- What this task involves
Return the data exactly, with all pictures removed.

--------------------

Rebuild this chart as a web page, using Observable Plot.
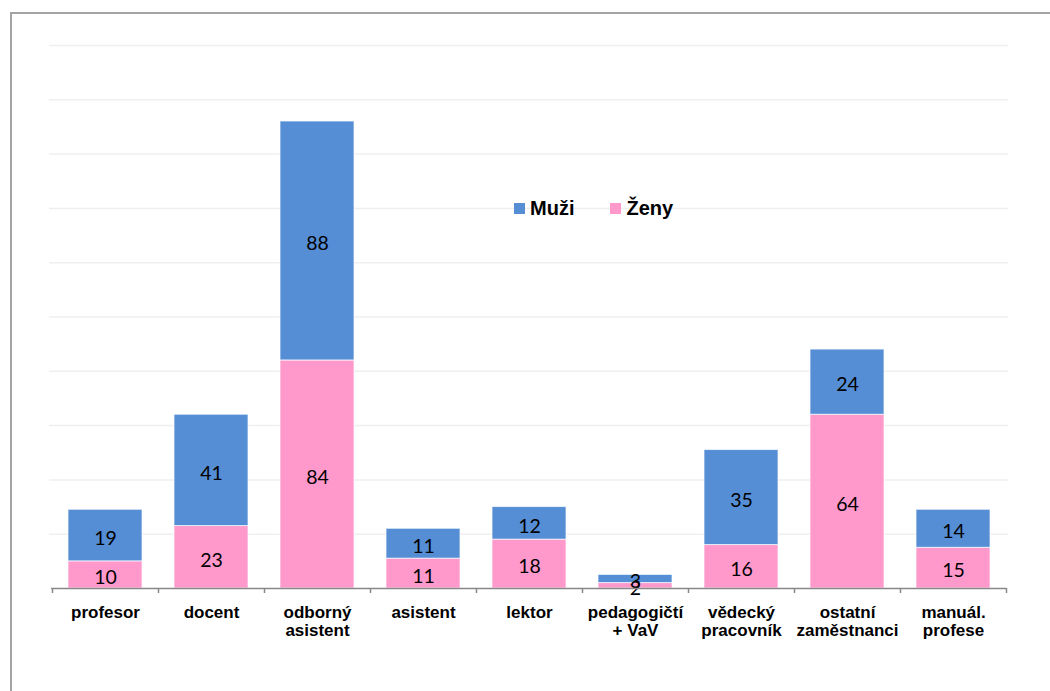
<!DOCTYPE html>
<html>
<head>
<meta charset="utf-8">
<script src="https://cdn.jsdelivr.net/npm/d3@7"></script>
<script src="https://cdn.jsdelivr.net/npm/@observablehq/plot@0.6"></script>
<style>
  html, body { margin: 0; padding: 0; background: #fff; }
  #wrap { position: relative; width: 1050px; height: 691px; overflow: hidden; }
  #frame { position: absolute; left: 10px; top: 12px; width: 1200px; height: 800px;
           border-top: 2px solid #a3a3a3; border-left: 2px solid #a3a3a3; box-sizing: border-box; }
  #chart { position: absolute; left: 0; top: 0; }
  #legend { position: absolute; left: 514px; top: 197px; display: flex; align-items: center;
            font-family: "Liberation Sans", Arial, sans-serif; font-weight: bold; font-size: 20px; color: #000; }
  .sw { width: 11px; height: 11px; display: inline-block; margin-right: 5px; }
  .item { display: flex; align-items: center; margin-right: 36px; }
</style>
</head>
<body>
<div id="wrap">
  <div id="frame"></div>
  <div id="chart"></div>
  <div id="legend"></div>
</div>
<script>
const categories = ["profesor", "docent", "odborný\nasistent", "asistent", "lektor",
  "pedagogičtí\n+ VaV", "vědecký\npracovník", "ostatní\nzaměstnanci", "manuál.\nprofese"];
const zeny = [10, 23, 84, 11, 18, 2, 16, 64, 15];
const muzi = [19, 41, 88, 11, 12, 3, 35, 24, 14];
const seriesNames = ["Muži", "Ženy"];
const seriesColors = ["#558ED5", "#FF99CC"];
const gridTicks = [20, 40, 60, 80, 100, 120, 140, 160, 180, 200];

const data = [];
categories.forEach((c, i) => {
  data.push({cat: c, series: "Ženy", value: zeny[i]});
  data.push({cat: c, series: "Muži", value: muzi[i]});
});
const stackOpts = {x: "cat", y: "value", z: "series", order: ["Ženy", "Muži"]};

const chart = Plot.plot({
  width: 1050,
  height: 691,
  marginLeft: 51,
  marginRight: 44,
  marginTop: 45,
  marginBottom: 103,
  x: {domain: categories, padding: 0},
  y: {domain: [0, 200], axis: null},
  color: {domain: seriesNames, range: seriesColors},
  style: {background: "transparent"},
  marks: [
    Plot.ruleY(gridTicks, {y: d => d, stroke: "#efefef", strokeWidth: 1.5, insetLeft: -2, insetRight: -2}),
    Plot.barY(data, Plot.stackY({...stackOpts, fill: "series", stroke: "#ffffff", strokeWidth: 1, strokeOpacity: 0.7, insetLeft: 16, insetRight: 16})),
    Plot.text(data, Plot.stackY({...stackOpts, text: d => String(d.value), fill: "#000", fontSize: 19.5, dy: 3,
      fontFamily: "Lato, 'Open Sans', sans-serif"})),
    Plot.ruleY([0], {stroke: "#888", strokeWidth: 1.5}),
    Plot.ruleX(categories, {x: d => d, y1: 0, y2: 0, dx: -53, insetBottom: -5, stroke: "#888", strokeWidth: 1.5}),
    Plot.ruleX([categories[categories.length - 1]], {x: d => d, y1: 0, y2: 0, dx: 53, insetBottom: -5, stroke: "#888", strokeWidth: 1.5}),
    Plot.axisX({tickSize: 0, tickPadding: 16, fontSize: 17, fontWeight: "bold", lineHeight: 1.1,
      fontFamily: "'Liberation Sans', Arial, sans-serif", fill: "#000", label: null})
  ]
});
document.getElementById("chart").appendChild(chart);

const legend = document.getElementById("legend");
seriesNames.forEach((name, i) => {
  const item = document.createElement("div");
  item.className = "item";
  const sw = document.createElement("span");
  sw.className = "sw";
  sw.style.background = seriesColors[i];
  item.appendChild(sw);
  const t = document.createElement("span");
  t.textContent = name;
  item.appendChild(t);
  legend.appendChild(item);
});
</script>
</body>
</html>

--------------------

- Answer for this exercise
Rebuild this chart as a web page, using Observable Plot.
<!DOCTYPE html>
<html>
<head>
<meta charset="utf-8">
<script src="https://cdn.jsdelivr.net/npm/d3@7"></script>
<script src="https://cdn.jsdelivr.net/npm/@observablehq/plot@0.6"></script>
<style>
  html, body { margin: 0; padding: 0; background: #fff; }
  #wrap { position: relative; width: 1050px; height: 691px; overflow: hidden; }
  #frame { position: absolute; left: 10px; top: 12px; width: 1200px; height: 800px;
           border-top: 2px solid #a3a3a3; border-left: 2px solid #a3a3a3; box-sizing: border-box; }
  #chart { position: absolute; left: 0; top: 0; }
  #legend { position: absolute; left: 514px; top: 197px; display: flex; align-items: center;
            font-family: "Liberation Sans", Arial, sans-serif; font-weight: bold; font-size: 20px; color: #000; }
  .sw { width: 11px; height: 11px; display: inline-block; margin-right: 5px; }
  .item { display: flex; align-items: center; margin-right: 36px; }
</style>
</head>
<body>
<div id="wrap">
  <div id="frame"></div>
  <div id="chart"></div>
  <div id="legend"></div>
</div>
<script>
const categories = ["profesor", "docent", "odborný\nasistent", "asistent", "lektor",
  "pedagogičtí\n+ VaV", "vědecký\npracovník", "ostatní\nzaměstnanci", "manuál.\nprofese"];
const zeny = [10, 23, 84, 11, 18, 2, 16, 64, 15];
const muzi = [19, 41, 88, 11, 12, 3, 35, 24, 14];
const seriesNames = ["Muži", "Ženy"];
const seriesColors = ["#558ED5", "#FF99CC"];
const gridTicks = [20, 40, 60, 80, 100, 120, 140, 160, 180, 200];

const data = [];
categories.forEach((c, i) => {
  data.push({cat: c, series: "Ženy", value: zeny[i]});
  data.push({cat: c, series: "Muži", value: muzi[i]});
});
const stackOpts = {x: "cat", y: "value", z: "series", order: ["Ženy", "Muži"]};

const chart = Plot.plot({
  width: 1050,
  height: 691,
  marginLeft: 51,
  marginRight: 44,
  marginTop: 45,
  marginBottom: 103,
  x: {domain: categories, padding: 0},
  y: {domain: [0, 200], axis: null},
  color: {domain: seriesNames, range: seriesColors},
  style: {background: "transparent"},
  marks: [
    Plot.ruleY(gridTicks, {y: d => d, stroke: "#efefef", strokeWidth: 1.5, insetLeft: -2, insetRight: -2}),
    Plot.barY(data, Plot.stackY({...stackOpts, fill: "series", stroke: "#ffffff", strokeWidth: 1, strokeOpacity: 0.7, insetLeft: 16, insetRight: 16})),
    Plot.text(data, Plot.stackY({...stackOpts, text: d => String(d.value), fill: "#000", fontSize: 19.5, dy: 3,
      fontFamily: "Lato, 'Open Sans', sans-serif"})),
    Plot.ruleY([0], {stroke: "#888", strokeWidth: 1.5}),
    Plot.ruleX(categories, {x: d => d, y1: 0, y2: 0, dx: -53, insetBottom: -5, stroke: "#888", strokeWidth: 1.5}),
    Plot.ruleX([categories[categories.length - 1]], {x: d => d, y1: 0, y2: 0, dx: 53, insetBottom: -5, stroke: "#888", strokeWidth: 1.5}),
    Plot.axisX({tickSize: 0, tickPadding: 16, fontSize: 17, fontWeight: "bold", lineHeight: 1.1,
      fontFamily: "'Liberation Sans', Arial, sans-serif", fill: "#000", label: null})
  ]
});
document.getElementById("chart").appendChild(chart);

const legend = document.getElementById("legend");
seriesNames.forEach((name, i) => {
  const item = document.createElement("div");
  item.className = "item";
  const sw = document.createElement("span");
  sw.className = "sw";
  sw.style.background = seriesColors[i];
  item.appendChild(sw);
  const t = document.createElement("span");
  t.textContent = name;
  item.appendChild(t);
  legend.appendChild(item);
});
</script>
</body>
</html>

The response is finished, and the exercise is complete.